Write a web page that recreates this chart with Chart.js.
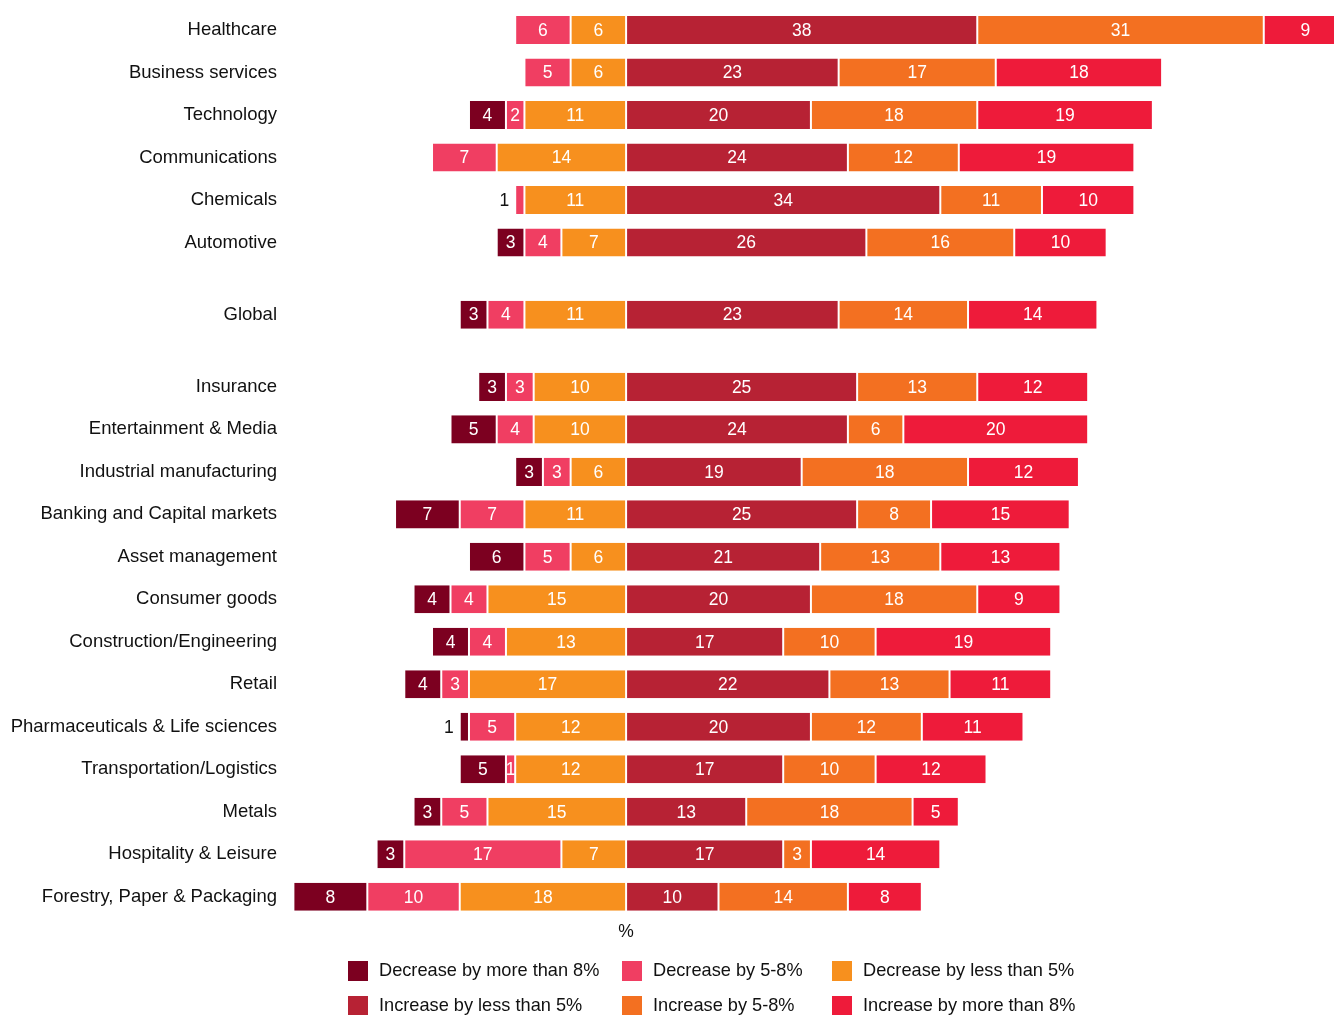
<!DOCTYPE html>
<html>
<head>
<meta charset="utf-8">
<script src="https://cdn.jsdelivr.net/npm/chart.js@4.4.0/dist/chart.umd.min.js"></script>
<style>
    body { margin: 0; background: #fff; font-family: "Liberation Sans", Arial, sans-serif; }
    #wrap { position: relative; width: 1334px; height: 1015px; overflow: hidden; }
    #legend { position: absolute; left: 348px; top: 953px; display: grid;
              grid-template-columns: 274px 210px auto; grid-auto-rows: 35px;
              font-size: 18.2px; color: #111; }
    .item { display: flex; align-items: center; white-space: nowrap; }
    .box { width: 20px; height: 20px; margin-right: 11px; flex: none; }
</style>
</head>
<body>
<div id="wrap">
    <canvas id="chart"></canvas>
    <div id="legend"></div>
</div>
<script>
// ====== Categories (top to bottom) ======
const CATEGORIES = [
    "Healthcare", "Business services", "Technology", "Communications", "Chemicals", "Automotive",
    "Global",
    "Insurance", "Entertainment & Media", "Industrial manufacturing", "Banking and Capital markets",
    "Asset management", "Consumer goods", "Construction/Engineering", "Retail",
    "Pharmaceuticals & Life sciences", "Transportation/Logistics", "Metals",
    "Hospitality & Leisure", "Forestry, Paper & Packaging"
];
// rows followed by an extra gap
const GAP_AFTER = ["Automotive", "Global"];

// ====== Series values (%) ======
const DEC_MORE_8 = [0, 0, 4, 0, 0, 3, 3, 3, 5, 3, 7, 6, 4, 4, 4, 1, 5, 3, 3, 8];
const DEC_5_8    = [6, 5, 2, 7, 1, 4, 4, 3, 4, 3, 7, 5, 4, 4, 3, 5, 1, 5, 17, 10];
const DEC_LESS_5 = [6, 6, 11, 14, 11, 7, 11, 10, 10, 6, 11, 6, 15, 13, 17, 12, 12, 15, 7, 18];
const INC_LESS_5 = [38, 23, 20, 24, 34, 26, 23, 25, 24, 19, 25, 21, 20, 17, 22, 20, 17, 13, 17, 10];
const INC_5_8    = [31, 17, 18, 12, 11, 16, 14, 13, 6, 18, 8, 13, 18, 10, 13, 12, 10, 18, 3, 14];
const INC_MORE_8 = [9, 18, 19, 19, 10, 10, 14, 12, 20, 12, 15, 13, 9, 19, 11, 11, 12, 5, 14, 8];

// ====== Series labels and colours ======
const SERIES_LABELS = [
    "Decrease by more than 8%", "Decrease by 5-8%", "Decrease by less than 5%",
    "Increase by less than 5%", "Increase by 5-8%", "Increase by more than 8%"
];
const SERIES_COLORS = [
    "#7c0020", // decrease > 8
    "#f03e62", // decrease 5-8
    "#f7901e", // decrease < 5
    "#b72234", // increase < 5
    "#f37021", // increase 5-8
    "#ee1b3a"  // increase > 8
];
const SERIES_VALUES = [DEC_MORE_8, DEC_5_8, DEC_LESS_5, INC_LESS_5, INC_5_8, INC_MORE_8];
const SERIES_SIGN = [-1, -1, -1, 1, 1, 1];

const FONT = '"Liberation Sans", Arial, sans-serif';

// ---- row positions on the y scale (extra space after GAP_AFTER rows) ----
const GAP = 0.7;
const ROW_POS = [];
let pos = 0;
CATEGORIES.forEach(c => {
    ROW_POS.push(pos);
    pos += 1 + (GAP_AFTER.includes(c) ? GAP : 0);
});
const LAST_POS = ROW_POS[ROW_POS.length - 1];

// ---- build datasets: negatives stack outward from 0, nearest first ----
const STACK_ORDER = [2, 1, 0, 3, 4, 5];
const datasets = STACK_ORDER.map(s => ({
    label: SERIES_LABELS[s],
    backgroundColor: SERIES_COLORS[s],
    borderColor: "#ffffff",
    borderWidth: {left: 1, right: 1, top: 0, bottom: 0},
    borderSkipped: false,
    barPercentage: 0.66,
    categoryPercentage: 1,
    data: SERIES_VALUES[s].map((v, i) => ({x: v ? SERIES_SIGN[s] * v : null, y: ROW_POS[i]}))
}));

// ---- value labels on the bars ----
const valueLabels = {
    id: 'valueLabels',
    afterDatasetsDraw(chart) {
        const ctx = chart.ctx;
        ctx.save();
        ctx.font = '17.5px ' + FONT;
        ctx.textBaseline = 'middle';
        chart.data.datasets.forEach((ds, di) => {
            const meta = chart.getDatasetMeta(di);
            meta.data.forEach((bar, i) => {
                const v = ds.data[i].x;
                if (!v)
                    return;
                const txt = String(Math.abs(v));
                const left = Math.min(bar.x, bar.base), right = Math.max(bar.x, bar.base);
                const outer = v < 0 && chart.data.datasets.slice(di + 1).every(o => !(o.data[i].x < 0));
                if (right - left < 12 && outer) {
                    ctx.fillStyle = '#111';
                    ctx.textAlign = 'right';
                    ctx.fillText(txt, left - 6, bar.y + 1);
                } else {
                    ctx.fillStyle = '#ffffff';
                    ctx.textAlign = 'center';
                    ctx.fillText(txt, (left + right) / 2, bar.y + 1);
                }
            });
        });
        ctx.restore();
    }
};

// ---- "%" under the zero line ----
const percentLabel = {
    id: 'percentLabel',
    afterDraw(chart) {
        const ctx = chart.ctx;
        ctx.save();
        ctx.font = '17.5px ' + FONT;
        ctx.fillStyle = '#111';
        ctx.textAlign = 'center';
        ctx.textBaseline = 'middle';
        ctx.fillText('%', chart.scales.x.getPixelForValue(0), chart.chartArea.bottom + 14);
        ctx.restore();
    }
};

new Chart(document.getElementById('chart'), {
    type: 'bar',
    data: {datasets},
    plugins: [valueLabels, percentLabel],
    options: {
        indexAxis: 'y',
        responsive: true,
        maintainAspectRatio: false,
        animation: false,
        layout: {padding: {top: 8.75, bottom: 97, left: 0, right: 0}},
        plugins: {
            legend: {display: false},
            tooltip: {enabled: false}
        },
        scales: {
            x: {
                type: 'linear',
                stacked: true,
                min: -36.8,
                max: 76.6,
                display: false
            },
            y: {
                type: 'linear',
                stacked: true,
                reverse: true,
                offset: false,
                min: -0.5,
                max: LAST_POS + 0.5,
                grid: {display: false, drawTicks: false, offset: false},
                border: {display: false},
                afterBuildTicks: axis => {
                    axis.ticks = ROW_POS.map(v => ({value: v}));
                },
                afterFit: axis => {
                    axis.width = 286;
                    axis.paddingTop = 0;
                    axis.paddingBottom = 0;
                },
                ticks: {
                    autoSkip: false,
                    padding: 9,
                    color: '#111',
                    font: {family: FONT, size: 18.5},
                    callback: (value, index) => CATEGORIES[index]
                }
            }
        }
    }
});

// ---- HTML legend ----
const legend = document.getElementById('legend');
SERIES_LABELS.forEach((label, i) => {
    const item = document.createElement('div');
    item.className = 'item';
    item.innerHTML = `<span class="box" style="background:${SERIES_COLORS[i]}"></span>${label}`;
    legend.appendChild(item);
});
</script>
</body>
</html>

TASK TO COMPLETE:
Copy every line of the data exactly as written, excluding the pictures.

ANSWER TO THE TASK:
Write a web page that recreates this chart with Chart.js.
<!DOCTYPE html>
<html>
<head>
<meta charset="utf-8">
<script src="https://cdn.jsdelivr.net/npm/chart.js@4.4.0/dist/chart.umd.min.js"></script>
<style>
    body { margin: 0; background: #fff; font-family: "Liberation Sans", Arial, sans-serif; }
    #wrap { position: relative; width: 1334px; height: 1015px; overflow: hidden; }
    #legend { position: absolute; left: 348px; top: 953px; display: grid;
              grid-template-columns: 274px 210px auto; grid-auto-rows: 35px;
              font-size: 18.2px; color: #111; }
    .item { display: flex; align-items: center; white-space: nowrap; }
    .box { width: 20px; height: 20px; margin-right: 11px; flex: none; }
</style>
</head>
<body>
<div id="wrap">
    <canvas id="chart"></canvas>
    <div id="legend"></div>
</div>
<script>
// ====== Categories (top to bottom) ======
const CATEGORIES = [
    "Healthcare", "Business services", "Technology", "Communications", "Chemicals", "Automotive",
    "Global",
    "Insurance", "Entertainment & Media", "Industrial manufacturing", "Banking and Capital markets",
    "Asset management", "Consumer goods", "Construction/Engineering", "Retail",
    "Pharmaceuticals & Life sciences", "Transportation/Logistics", "Metals",
    "Hospitality & Leisure", "Forestry, Paper & Packaging"
];
// rows followed by an extra gap
const GAP_AFTER = ["Automotive", "Global"];

// ====== Series values (%) ======
const DEC_MORE_8 = [0, 0, 4, 0, 0, 3, 3, 3, 5, 3, 7, 6, 4, 4, 4, 1, 5, 3, 3, 8];
const DEC_5_8    = [6, 5, 2, 7, 1, 4, 4, 3, 4, 3, 7, 5, 4, 4, 3, 5, 1, 5, 17, 10];
const DEC_LESS_5 = [6, 6, 11, 14, 11, 7, 11, 10, 10, 6, 11, 6, 15, 13, 17, 12, 12, 15, 7, 18];
const INC_LESS_5 = [38, 23, 20, 24, 34, 26, 23, 25, 24, 19, 25, 21, 20, 17, 22, 20, 17, 13, 17, 10];
const INC_5_8    = [31, 17, 18, 12, 11, 16, 14, 13, 6, 18, 8, 13, 18, 10, 13, 12, 10, 18, 3, 14];
const INC_MORE_8 = [9, 18, 19, 19, 10, 10, 14, 12, 20, 12, 15, 13, 9, 19, 11, 11, 12, 5, 14, 8];

// ====== Series labels and colours ======
const SERIES_LABELS = [
    "Decrease by more than 8%", "Decrease by 5-8%", "Decrease by less than 5%",
    "Increase by less than 5%", "Increase by 5-8%", "Increase by more than 8%"
];
const SERIES_COLORS = [
    "#7c0020", // decrease > 8
    "#f03e62", // decrease 5-8
    "#f7901e", // decrease < 5
    "#b72234", // increase < 5
    "#f37021", // increase 5-8
    "#ee1b3a"  // increase > 8
];
const SERIES_VALUES = [DEC_MORE_8, DEC_5_8, DEC_LESS_5, INC_LESS_5, INC_5_8, INC_MORE_8];
const SERIES_SIGN = [-1, -1, -1, 1, 1, 1];

const FONT = '"Liberation Sans", Arial, sans-serif';

// ---- row positions on the y scale (extra space after GAP_AFTER rows) ----
const GAP = 0.7;
const ROW_POS = [];
let pos = 0;
CATEGORIES.forEach(c => {
    ROW_POS.push(pos);
    pos += 1 + (GAP_AFTER.includes(c) ? GAP : 0);
});
const LAST_POS = ROW_POS[ROW_POS.length - 1];

// ---- build datasets: negatives stack outward from 0, nearest first ----
const STACK_ORDER = [2, 1, 0, 3, 4, 5];
const datasets = STACK_ORDER.map(s => ({
    label: SERIES_LABELS[s],
    backgroundColor: SERIES_COLORS[s],
    borderColor: "#ffffff",
    borderWidth: {left: 1, right: 1, top: 0, bottom: 0},
    borderSkipped: false,
    barPercentage: 0.66,
    categoryPercentage: 1,
    data: SERIES_VALUES[s].map((v, i) => ({x: v ? SERIES_SIGN[s] * v : null, y: ROW_POS[i]}))
}));

// ---- value labels on the bars ----
const valueLabels = {
    id: 'valueLabels',
    afterDatasetsDraw(chart) {
        const ctx = chart.ctx;
        ctx.save();
        ctx.font = '17.5px ' + FONT;
        ctx.textBaseline = 'middle';
        chart.data.datasets.forEach((ds, di) => {
            const meta = chart.getDatasetMeta(di);
            meta.data.forEach((bar, i) => {
                const v = ds.data[i].x;
                if (!v)
                    return;
                const txt = String(Math.abs(v));
                const left = Math.min(bar.x, bar.base), right = Math.max(bar.x, bar.base);
                const outer = v < 0 && chart.data.datasets.slice(di + 1).every(o => !(o.data[i].x < 0));
                if (right - left < 12 && outer) {
                    ctx.fillStyle = '#111';
                    ctx.textAlign = 'right';
                    ctx.fillText(txt, left - 6, bar.y + 1);
                } else {
                    ctx.fillStyle = '#ffffff';
                    ctx.textAlign = 'center';
                    ctx.fillText(txt, (left + right) / 2, bar.y + 1);
                }
            });
        });
        ctx.restore();
    }
};

// ---- "%" under the zero line ----
const percentLabel = {
    id: 'percentLabel',
    afterDraw(chart) {
        const ctx = chart.ctx;
        ctx.save();
        ctx.font = '17.5px ' + FONT;
        ctx.fillStyle = '#111';
        ctx.textAlign = 'center';
        ctx.textBaseline = 'middle';
        ctx.fillText('%', chart.scales.x.getPixelForValue(0), chart.chartArea.bottom + 14);
        ctx.restore();
    }
};

new Chart(document.getElementById('chart'), {
    type: 'bar',
    data: {datasets},
    plugins: [valueLabels, percentLabel],
    options: {
        indexAxis: 'y',
        responsive: true,
        maintainAspectRatio: false,
        animation: false,
        layout: {padding: {top: 8.75, bottom: 97, left: 0, right: 0}},
        plugins: {
            legend: {display: false},
            tooltip: {enabled: false}
        },
        scales: {
            x: {
                type: 'linear',
                stacked: true,
                min: -36.8,
                max: 76.6,
                display: false
            },
            y: {
                type: 'linear',
                stacked: true,
                reverse: true,
                offset: false,
                min: -0.5,
                max: LAST_POS + 0.5,
                grid: {display: false, drawTicks: false, offset: false},
                border: {display: false},
                afterBuildTicks: axis => {
                    axis.ticks = ROW_POS.map(v => ({value: v}));
                },
                afterFit: axis => {
                    axis.width = 286;
                    axis.paddingTop = 0;
                    axis.paddingBottom = 0;
                },
                ticks: {
                    autoSkip: false,
                    padding: 9,
                    color: '#111',
                    font: {family: FONT, size: 18.5},
                    callback: (value, index) => CATEGORIES[index]
                }
            }
        }
    }
});

// ---- HTML legend ----
const legend = document.getElementById('legend');
SERIES_LABELS.forEach((label, i) => {
    const item = document.createElement('div');
    item.className = 'item';
    item.innerHTML = `<span class="box" style="background:${SERIES_COLORS[i]}"></span>${label}`;
    legend.appendChild(item);
});
</script>
</body>
</html>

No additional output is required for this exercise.